Todo mi respeto y gratitud a Garzón por su lucha contra el narcotráfico o contra ETA. Justo es reconocer su esfuerzo y su contribución a la convivencia.
Lo malo es que su entorno lo ha santificado –el martirio lleva a los altares sin dilación- y le ha hecho creerse realmente un “juez ninja”, investido de un poder extraordinario que no comparten ni siquiera sus compañeros de profesión. Y ahí reside el error de Garzón. En creerse capaz de enmendar la ley por su autoridad moral de Robin Hood de la Audiencia.
Eso ha hecho que el corifeo político y mediático que lo beatifica llegue a defender que la legalidad solo es una propuesta, no un mandato; que el marco legal es una referencia sugerente pero que, si la conciencia de uno no lo acepta, está autorizado a saltárselo. Solo si es Garzón -que es bueno- porque esos mismos rechazan que un juez apele a su conciencia para rechazar la adopción por parte de una pareja homosexual.

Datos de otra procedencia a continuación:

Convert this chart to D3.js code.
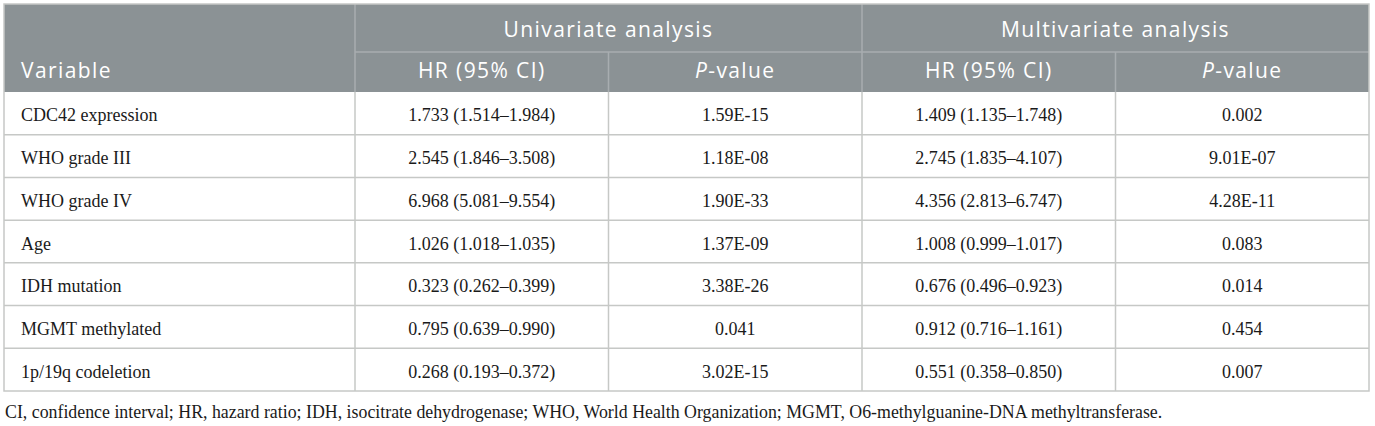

Pues ni uno ni otro. El juez debe cumplir la legislación y si ésta permite que existan familias a partir de una unión homosexual o impide grabar las conversaciones de un abogado y su cliente, está obligado a ello y a buscar otras vías para defender su posición al respecto.
Junto a la autoridad moral superior al resto, hay en la “laudatio” a Garzón un mantra falaz: “es el primero en ser condenado por el Gürtel”. Es falaz porque, aún admitiendo que haya sido denunciado por meter las narices en una trama corrupta, es su actuación la que se pone en entredicho y, a tenor de la unanimidad de los jueces, hay razones para ello.
Sin embargo, quien hace unos días cuestionaba el 5 a 4 del ajustado veredicto de Camps, hoy ni menciona la rotunda unanimidad de los 7 magistrados del Supremo.
En cualquier caso, es triste ver a un juez acabar así su carrera. Confundiendo su papel con el del Juez Supremo que marca sus propias normas. 11 años son muchos. Dura lex sed lex.